P. 175. “It therefore became necessary to run the line of distinction between the local legislatures, and the assembly of the States in congress.”
Federalist. p. 81. H. “The general government can have no temptation to absorb the local authorities left with the states. Commerce, finance, negociation and war, comprise all the objects of a love of power. All those things which are proper to be provided for by local legislation, can never be desirable cares of general jurisdiction. It is therefore improbable, that there should exist a disposition in the federal councils, to usurp the powers with which they are connected. But let it be admitted, for argument sake, that mere wantonness, and lust of domination, would be sufficient to beget that disposition; still it may be safely affirmed, that the sense of the people of the several states would controul the indulgence of so extravagant an appetite.“
P. 254. M. “The federal and state governments are in fact but different agents and trustees of the people, instituted with different powers, and designed for different purposes.“
P. 282. H. “In the compound republick of America, the power surrendered by the people, is first divided between two distinct governments, and the portion allotted to each subdivided among distinct and separate departments. Hence a double security arises to the rights of the people. The different governments will controul each other, at the same time that each will be controuled by itself.”

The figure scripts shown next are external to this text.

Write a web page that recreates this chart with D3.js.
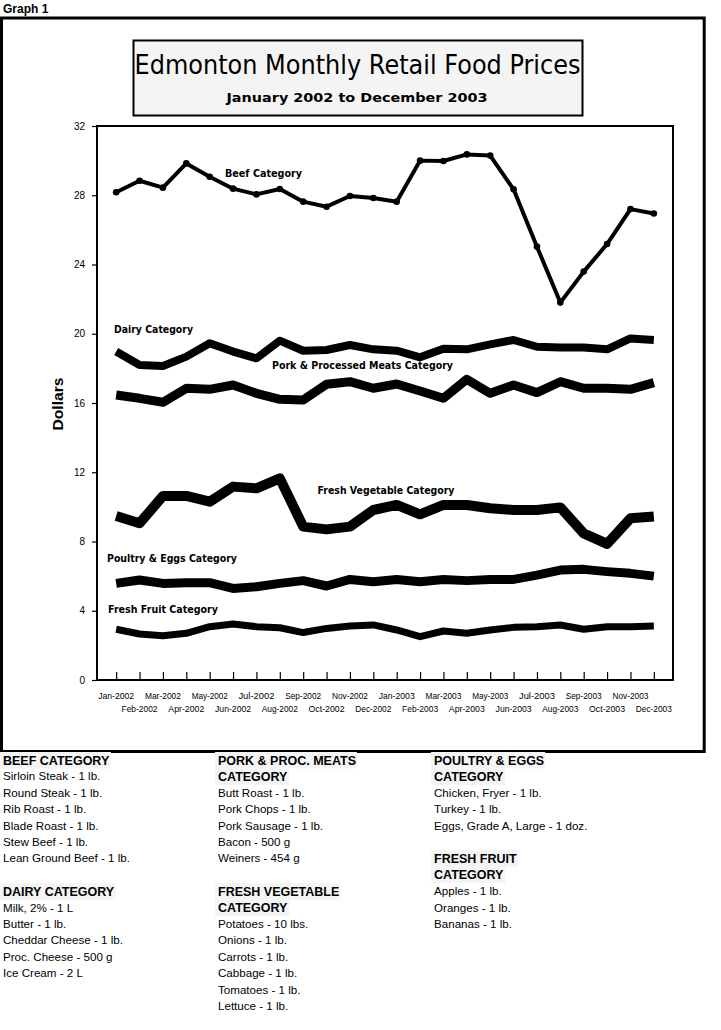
<!DOCTYPE html>
<html><head><meta charset="utf-8">
<script src="https://cdn.jsdelivr.net/npm/d3@7"></script>
<style>body{margin:0;background:#fff}svg{display:block}</style>
</head><body>
<script>
const months = ["Jan-2002","Feb-2002","Mar-2002","Apr-2002","May-2002","Jun-2002","Jul-2002","Aug-2002","Sep-2002","Oct-2002","Nov-2002","Dec-2002",
"Jan-2003","Feb-2003","Mar-2003","Apr-2003","May-2003","Jun-2003","Jul-2003","Aug-2003","Sep-2003","Oct-2003","Nov-2003","Dec-2003"];
const beef = [28.17,28.84,28.44,29.84,29.07,28.38,28.05,28.36,27.63,27.34,27.96,27.84,27.63,30.0,29.98,30.36,30.29,28.34,25.03,21.8,23.59,25.18,27.2,26.95];
const dairy = [18.97,18.2,18.14,18.68,19.45,18.97,18.58,19.6,19.02,19.06,19.35,19.1,19.02,18.64,19.14,19.1,19.39,19.64,19.25,19.2,19.2,19.1,19.73,19.64];
const pork = [16.46,16.27,16.04,16.85,16.79,17.04,16.56,16.21,16.17,17.08,17.23,16.85,17.1,16.69,16.27,17.37,16.56,17.04,16.6,17.23,16.85,16.85,16.79,17.18];
const vegetable = [9.47,9.05,10.63,10.63,10.3,11.17,11.07,11.65,8.86,8.7,8.86,9.82,10.11,9.57,10.11,10.11,9.92,9.82,9.82,9.97,8.47,7.86,9.34,9.44];
const poultry = [5.58,5.78,5.58,5.62,5.62,5.29,5.39,5.58,5.74,5.43,5.81,5.68,5.81,5.68,5.81,5.74,5.81,5.81,6.06,6.35,6.39,6.26,6.16,6.0];
const fruit = [2.93,2.66,2.56,2.7,3.08,3.23,3.08,3.02,2.74,2.98,3.12,3.18,2.89,2.5,2.83,2.7,2.89,3.04,3.08,3.18,2.93,3.08,3.08,3.12];
const yTicks = [0,4,8,12,16,20,24,28,32];
const seriesNames = ["Beef Category","Dairy Category","Pork & Processed Meats Category","Fresh Vegetable Category","Poultry & Eggs Category","Fresh Fruit Category"];
const titleText = "Edmonton Monthly Retail Food Prices";
const subtitleText = "January 2002 to December 2003";

const legendCol1 = [
  {head:["BEEF CATEGORY"], items:["Sirloin Steak - 1 lb.","Round Steak - 1 lb.","Rib Roast - 1 lb.","Blade Roast - 1 lb.","Stew Beef - 1 lb.","Lean Ground Beef - 1 lb."]},
  {head:["DAIRY CATEGORY"], items:["Milk, 2% - 1 L","Butter - 1 lb.","Cheddar Cheese - 1 lb.","Proc. Cheese - 500 g","Ice Cream - 2 L"]}
];
const legendCol2 = [
  {head:["PORK & PROC. MEATS","CATEGORY"], items:["Butt Roast - 1 lb.","Pork Chops - 1 lb.","Pork Sausage - 1 lb.","Bacon - 500 g","Weiners - 454 g"]},
  {head:["FRESH VEGETABLE","CATEGORY"], items:["Potatoes - 10 lbs.","Onions - 1 lb.","Carrots - 1 lb.","Cabbage - 1 lb.","Tomatoes - 1 lb.","Lettuce - 1 lb."]}
];
const legendCol3 = [
  {head:["POULTRY & EGGS","CATEGORY"], items:["Chicken, Fryer - 1 lb.","Turkey - 1 lb.","Eggs, Grade A, Large - 1 doz."]},
  {head:["FRESH FRUIT","CATEGORY"], items:["Apples - 1 lb.","Oranges - 1 lb.","Bananas - 1 lb."]}
];

(function(){
const W = 721, H = 1030;
const svg = d3.select("body").append("svg").attr("width", W).attr("height", H);
svg.append("rect").attr("width", W).attr("height", H).attr("fill", "#fff");

const SANS = "'Liberation Sans', Arial, sans-serif";
const NARROW = "'Liberation Sans Narrow', 'Liberation Sans', Arial, sans-serif";

svg.append("text").attr("x", 3).attr("y", 13).attr("font-family", SANS).attr("font-weight", "bold")
  .attr("font-size", 12).text("Graph 1");

svg.append("rect").attr("x", 1.5).attr("y", 18).attr("width", 702.7).attr("height", 733.5)
  .attr("fill", "none").attr("stroke", "#000").attr("stroke-width", 3);

svg.append("rect").attr("x", 133.5).attr("y", 40.5).attr("width", 449).attr("height", 75)
  .attr("fill", "#f4f4f4").attr("stroke", "#000").attr("stroke-width", 2);
svg.append("text").attr("x", 134.5).attr("y", 74).attr("font-family", "'DejaVu Sans', sans-serif")
  .attr("font-size", 26).attr("textLength", 446).attr("lengthAdjust", "spacingAndGlyphs").text(titleText);
svg.append("text").attr("x", 226.5).attr("y", 102).attr("font-family", "'DejaVu Sans', sans-serif")
  .attr("font-weight", "bold").attr("font-size", 13).attr("textLength", 261).attr("lengthAdjust", "spacingAndGlyphs").text(subtitleText);

const pLeft = 97, pRight = 673, pTop = 126, pBottom = 680;
const x = d3.scalePoint().domain(months).range([pLeft, pRight]).padding(0.82);
const y = d3.scaleLinear().domain([0, 32]).range([pBottom, pTop]);

svg.append("rect").attr("x", pLeft).attr("y", pTop).attr("width", pRight - pLeft).attr("height", pBottom - pTop)
  .attr("fill", "none").attr("stroke", "#000").attr("stroke-width", 2);

const yAxis = d3.axisLeft(y).tickValues(yTicks).tickSize(5).tickPadding(7).tickFormat(d3.format("d"));
const gy = svg.append("g").attr("transform", `translate(${pLeft},0)`).call(yAxis);
gy.select(".domain").remove();
gy.selectAll(".tick line").attr("stroke-width", 1.2);
gy.selectAll(".tick text").attr("font-family", NARROW).attr("font-size", 10).attr("fill", "#000");

const xAxis = d3.axisBottom(x).tickSize(-8).tickFormat("");
const gx = svg.append("g").attr("transform", `translate(0,${pBottom})`).call(xAxis);
gx.select(".domain").remove();
gx.selectAll(".tick line").attr("stroke-width", 1.2);
svg.append("g").selectAll("text").data(months).join("text")
  .attr("x", d => x(d)).attr("y", (d, i) => i % 2 === 0 ? 699 : 712)
  .attr("text-anchor", "middle").attr("font-family", SANS).attr("font-size", 8.5)
  .attr("textLength", 36).attr("lengthAdjust", "spacingAndGlyphs").text(d => d);

svg.append("text").attr("transform", "translate(63,404) rotate(-90)").attr("text-anchor", "middle")
  .attr("font-family", SANS).attr("font-weight", "bold").attr("font-size", 15)
  .attr("textLength", 53).attr("lengthAdjust", "spacingAndGlyphs").text("Dollars");

const line = d3.line().x((d, i) => x(months[i])).y(d => y(d));
const series = [
  {data: beef, w: 4},
  {data: dairy, w: 8},
  {data: pork, w: 9},
  {data: vegetable, w: 10},
  {data: poultry, w: 9},
  {data: fruit, w: 7}
];
svg.append("g").selectAll("path").data(series).join("path")
  .attr("d", d => line(d.data)).attr("fill", "none").attr("stroke", "#000")
  .attr("stroke-width", d => d.w).attr("stroke-linejoin", "round").attr("stroke-linecap", "butt");
svg.append("g").selectAll("circle").data(beef).join("circle")
  .attr("cx", (d, i) => x(months[i])).attr("cy", d => y(d)).attr("r", 3.3).attr("fill", "#000");

const labelPos = [
  {x: 225, y: 176.5, w: 77},
  {x: 114, y: 332.5, w: 79},
  {x: 272, y: 368.5, w: 181},
  {x: 317.5, y: 493.5, w: 137},
  {x: 107, y: 561.5, w: 130},
  {x: 108, y: 612.5, w: 110}
];
svg.append("g").selectAll("text").data(seriesNames).join("text")
  .attr("x", (d, i) => labelPos[i].x).attr("y", (d, i) => labelPos[i].y)
  .attr("font-family", "'DejaVu Sans', sans-serif").attr("font-weight", "bold").attr("font-size", 10)
  .attr("textLength", (d, i) => labelPos[i].w).attr("lengthAdjust", "spacingAndGlyphs").text(d => d);

function drawColumn(groups, x0, y0) {
  let yy = y0;
  const g = svg.append("g");
  groups.forEach(grp => {
    grp.head.forEach(h => {
      const t = g.append("text").attr("x", x0).attr("y", yy + 4.5).attr("font-family", SANS)
        .attr("font-weight", "bold").attr("font-size", 12.5).text(h);
      const bb = t.node().getBBox();
      g.insert("rect", "text").attr("x", x0 - 3).attr("y", yy - 8).attr("width", bb.width + 4).attr("height", 16.5)
        .attr("fill", "#f4f4f4");
      yy += 16.4;
    });
    grp.items.forEach(it => {
      g.append("text").attr("x", x0).attr("y", yy + 4).attr("font-family", SANS)
        .attr("font-size", 11.6).text(it);
      yy += 16.4;
    });
    yy += 16.4;
  });
}
drawColumn(legendCol1, 3, 760);
drawColumn(legendCol2, 218, 760);
drawColumn(legendCol3, 434, 760);
})();
</script>
</body></html>
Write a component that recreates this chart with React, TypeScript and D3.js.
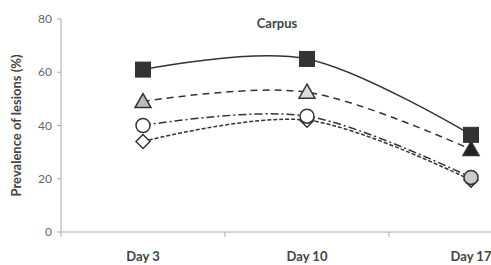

P. 288. H. “The federal legislature will not only be restrained by its dependance on the people, but it will be moreover watched and controuled by the several collateral legislatures.”
P. 302. H. “I am unable to conceive, that the state legislatures, which must feel so many motives to watch, and which possess so many means of counteracting the federal legislature, would fail either to detect or to defeat a conspiracy of the latter against the liberties of their constituents.”